14. The media of claim 12, the operations further comprising:

based on identifying a second user having a second event sequence that matches a portion of the first event sequence, marking the historical event, wherein the portion of the first event sequence does not include the historical event; and

based on the second user performing an event that matches the historical event, generating an alert message.

15. The media of claim 12, the operations further comprising:

generating a user interface comprising an indication of the first event sequence, historical event, and first classification; and

causing display of the user interface.

16. The media of claim 12, the operations further comprising:

determining a first query token of a set of query tokens, wherein the first query token is associated with a first probability of a target event that satisfies a threshold probability; and

marking, based on the first query token being associated with the first probability of the target event, a first event associated with the first query token for monitoring.
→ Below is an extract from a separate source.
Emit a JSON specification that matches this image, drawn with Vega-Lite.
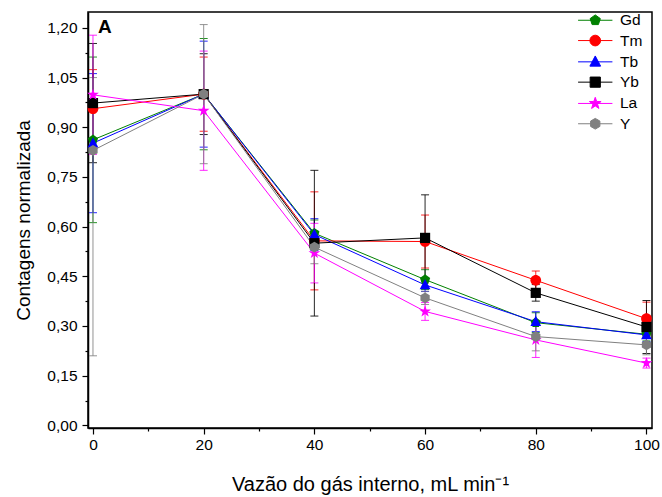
{
  "$schema": "https://vega.github.io/schema/vega-lite/v6.json",
  "width": 564,
  "height": 416,
  "autosize": {"type": "none"},
  "padding": {"left": 88, "top": 12, "right": 10, "bottom": 69},
  "background": "white",
  "title": {
    "text": "A",
    "anchor": "start",
    "frame": "group",
    "orient": "top",
    "offset": -25,
    "dx": 10,
    "font": "Liberation Sans",
    "fontSize": 19,
    "fontWeight": "bold",
    "color": "black"
  },
  "config": {
    "font": "Liberation Sans",
    "view": {"stroke": "black", "strokeWidth": 1.5},
    "axis": {
      "grid": false,
      "domainColor": "black",
      "domainWidth": 1.5,
      "tickColor": "black",
      "tickWidth": 1.2,
      "labelColor": "black",
      "titleColor": "black",
      "labelFont": "Liberation Sans",
      "titleFont": "Liberation Sans",
      "titleFontWeight": "normal",
      "labelFontSize": 15.5
    }
  },
  "data": {
    "values": [
      {"el": "Gd", "flow": 0, "norm": 0.862, "up": 0.25, "lo": -0.25},
      {"el": "Gd", "flow": 20, "norm": 1.0, "up": 0.168, "lo": -0.168},
      {"el": "Gd", "flow": 40, "norm": 0.58, "up": 0.04, "lo": -0.04},
      {"el": "Gd", "flow": 60, "norm": 0.44, "up": 0.03, "lo": -0.03},
      {"el": "Gd", "flow": 80, "norm": 0.31, "up": 0.03, "lo": -0.03},
      {"el": "Gd", "flow": 100, "norm": 0.275, "up": 0.02, "lo": -0.02},
      {"el": "Tm", "flow": 0, "norm": 0.956, "up": 0.118, "lo": -0.118},
      {"el": "Tm", "flow": 20, "norm": 1.0, "up": 0.112, "lo": -0.112},
      {"el": "Tm", "flow": 40, "norm": 0.557, "up": 0.148, "lo": -0.148},
      {"el": "Tm", "flow": 60, "norm": 0.555, "up": 0.08, "lo": -0.08},
      {"el": "Tm", "flow": 80, "norm": 0.438, "up": 0.028, "lo": -0.028},
      {"el": "Tm", "flow": 100, "norm": 0.322, "up": 0.05, "lo": -0.05},
      {"el": "Tb", "flow": 0, "norm": 0.852, "up": 0.21, "lo": -0.21},
      {"el": "Tb", "flow": 20, "norm": 1.0, "up": 0.16, "lo": -0.16},
      {"el": "Tb", "flow": 40, "norm": 0.576, "up": 0.048, "lo": -0.048},
      {"el": "Tb", "flow": 60, "norm": 0.424, "up": 0.02, "lo": -0.02},
      {"el": "Tb", "flow": 80, "norm": 0.313, "up": 0.03, "lo": -0.03},
      {"el": "Tb", "flow": 100, "norm": 0.273, "up": 0.02, "lo": -0.02},
      {"el": "Yb", "flow": 0, "norm": 0.973, "up": 0.18, "lo": -0.18},
      {"el": "Yb", "flow": 20, "norm": 1.0, "up": 0.122, "lo": -0.122},
      {"el": "Yb", "flow": 40, "norm": 0.55, "up": 0.22, "lo": -0.22},
      {"el": "Yb", "flow": 60, "norm": 0.566, "up": 0.13, "lo": -0.13},
      {"el": "Yb", "flow": 80, "norm": 0.4, "up": 0.025, "lo": -0.025},
      {"el": "Yb", "flow": 100, "norm": 0.297, "up": 0.08, "lo": -0.08},
      {"el": "La", "flow": 0, "norm": 0.998, "up": 0.18, "lo": -0.18},
      {"el": "La", "flow": 20, "norm": 0.95, "up": 0.18, "lo": -0.18},
      {"el": "La", "flow": 40, "norm": 0.52, "up": 0.09, "lo": -0.09},
      {"el": "La", "flow": 60, "norm": 0.344, "up": 0.027, "lo": -0.027},
      {"el": "La", "flow": 80, "norm": 0.258, "up": 0.053, "lo": -0.053},
      {"el": "La", "flow": 100, "norm": 0.188, "up": 0.015, "lo": -0.015},
      {"el": "Y", "flow": 0, "norm": 0.83, "up": 0.22, "lo": -0.62},
      {"el": "Y", "flow": 20, "norm": 1.0, "up": 0.21, "lo": -0.21},
      {"el": "Y", "flow": 40, "norm": 0.538, "up": 0.05, "lo": -0.05},
      {"el": "Y", "flow": 60, "norm": 0.385, "up": 0.02, "lo": -0.02},
      {"el": "Y", "flow": 80, "norm": 0.268, "up": 0.043, "lo": -0.043},
      {"el": "Y", "flow": 100, "norm": 0.243, "up": 0.03, "lo": -0.03}
    ]
  },
  "encoding": {
    "x": {
      "field": "flow",
      "type": "quantitative",
      "scale": {"domain": [-0.9, 101], "nice": false, "zero": false},
      "axis": {
        "title": "Vazão do gás interno, mL min⁻¹",
        "titleFontSize": 20,
        "values": [0, 10, 20, 30, 40, 50, 60, 70, 80, 90, 100],
        "labelExpr": "datum.value % 20 == 0 ? datum.label : ''",
        "tickSize": {"condition": {"test": "datum.value % 20 == 0", "value": 6}, "value": 3},
        "labelPadding": 3,
        "titlePadding": 22
      }
    },
    "y": {
      "field": "norm",
      "type": "quantitative",
      "scale": {"domain": [-0.008, 1.248], "nice": false, "zero": false},
      "axis": {
        "title": "Contagens normalizada",
        "titleFontSize": 19,
        "values": [0, 0.075, 0.15, 0.225, 0.3, 0.375, 0.45, 0.525, 0.6, 0.675, 0.75, 0.825, 0.9, 0.975, 1.05, 1.125, 1.2],
        "labelExpr": "round(datum.value * 1000) % 150 == 0 ? replace(format(datum.value, '.2f'), '.', ',') : ''",
        "tickSize": {"condition": {"test": "round(datum.value * 1000) % 150 == 0", "value": 6}, "value": 3},
        "labelPadding": 5,
        "titlePadding": 13
      }
    },
    "color": {
      "field": "el",
      "type": "nominal",
      "scale": {
        "domain": ["Gd", "Tm", "Tb", "Yb", "La", "Y"],
        "range": ["#008000", "#ff0000", "#0000ff", "#000000", "#ff00ff", "#808080"]
      },
      "legend": {
        "orient": "none",
        "legendX": 482,
        "legendY": 0.5,
        "title": null,
        "padding": 0,
        "labelFontSize": 15.5,
        "labelFont": "Liberation Sans",
        "labelColor": "black",
        "symbolSize": 115,
        "symbolOffset": 17.5,
        "labelOffset": 17,
        "rowPadding": 3.3,
        "symbolStrokeWidth": 1,
        "symbolOpacity": 1,
        "encode": {
          "symbols": {
            "update": {
              "shape": {"signal": "'M-3.2,0L3.2,0' + (datum.value === 'Gd' ? 'M0,-1L0.951,-0.309L0.588,0.809L-0.588,0.809L-0.951,-0.309Z' : datum.value === 'Tm' ? 'M1,0A1,1,0,1,1,-1,0A1,1,0,1,1,1,0Z' : datum.value === 'Tb' ? 'M0,-1.1L1,0.8L-1,0.8Z' : datum.value === 'Yb' ? 'M-0.95,-0.95L0.95,-0.95L0.95,0.95L-0.95,0.95Z' : datum.value === 'La' ? 'M0,-1.15L0.27,-0.37L1.09,-0.36L0.44,0.14L0.68,0.93L0,0.46L-0.68,0.93L-0.44,0.14L-1.09,-0.36L-0.27,-0.37Z' : 'M0,-1L0.866,-0.5L0.866,0.5L0,1L-0.866,0.5L-0.866,-0.5Z')"},
              "stroke": {"signal": "scale('color', datum.value)"},
              "fill": {"signal": "scale('color', datum.value)"}
            }
          }
        }
      }
    }
  },
  "layer": [
    {
      "mark": {"type": "errorbar", "ticks": {"size": 8}, "thickness": 1, "opacity": 0.85},
      "encoding": {"yError": {"field": "up"}, "yError2": {"field": "lo"}}
    },
    {
      "mark": {"type": "line", "strokeWidth": 1}
    },
    {
      "transform": [{"filter": {"field": "el", "equal": "Gd"}}],
      "mark": {"type": "point", "filled": true, "size": 115, "opacity": 1, "shape": "M0,-1L0.951,-0.309L0.588,0.809L-0.588,0.809L-0.951,-0.309Z"}
    },
    {
      "transform": [{"filter": {"field": "el", "equal": "Tm"}}],
      "mark": {"type": "point", "filled": true, "size": 115, "opacity": 1, "shape": "M1,0A1,1,0,1,1,-1,0A1,1,0,1,1,1,0Z"}
    },
    {
      "transform": [{"filter": {"field": "el", "equal": "Tb"}}],
      "mark": {"type": "point", "filled": true, "size": 115, "opacity": 1, "shape": "M0,-1.1L1,0.8L-1,0.8Z"}
    },
    {
      "transform": [{"filter": {"field": "el", "equal": "Yb"}}],
      "mark": {"type": "point", "filled": true, "size": 115, "opacity": 1, "shape": "M-0.95,-0.95L0.95,-0.95L0.95,0.95L-0.95,0.95Z"}
    },
    {
      "transform": [{"filter": {"field": "el", "equal": "La"}}],
      "mark": {"type": "point", "filled": true, "size": 115, "opacity": 1, "shape": "M0,-1.15L0.27,-0.37L1.09,-0.36L0.44,0.14L0.68,0.93L0,0.46L-0.68,0.93L-0.44,0.14L-1.09,-0.36L-0.27,-0.37Z"}
    },
    {
      "transform": [{"filter": {"field": "el", "equal": "Y"}}],
      "mark": {"type": "point", "filled": true, "size": 115, "opacity": 1, "shape": "M0,-1L0.866,-0.5L0.866,0.5L0,1L-0.866,0.5L-0.866,-0.5Z"}
    }
  ]
}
17. The media of claim 16, wherein determining the first query token comprises:

sorting the set of query tokens based on corresponding probabilities of the target event, wherein the first query token in the sorted set of query tokens is associated with a higher probability of the target event occurring than a second query token; and

determining, based on the sorting, the first query token.

18. The media of claim 16, wherein each query token of the set of query tokens is usable as a seed event for the machine learning model.

19. The media of claim 16, wherein a second event of the event sequences indicates a probability that an earlier first event comprised a cybersecurity incident.

20. The media of claim 16, the operations further comprising:

determining, for each query token in the set of query tokens and based on the set of probabilities of future events, a given probability of a target event.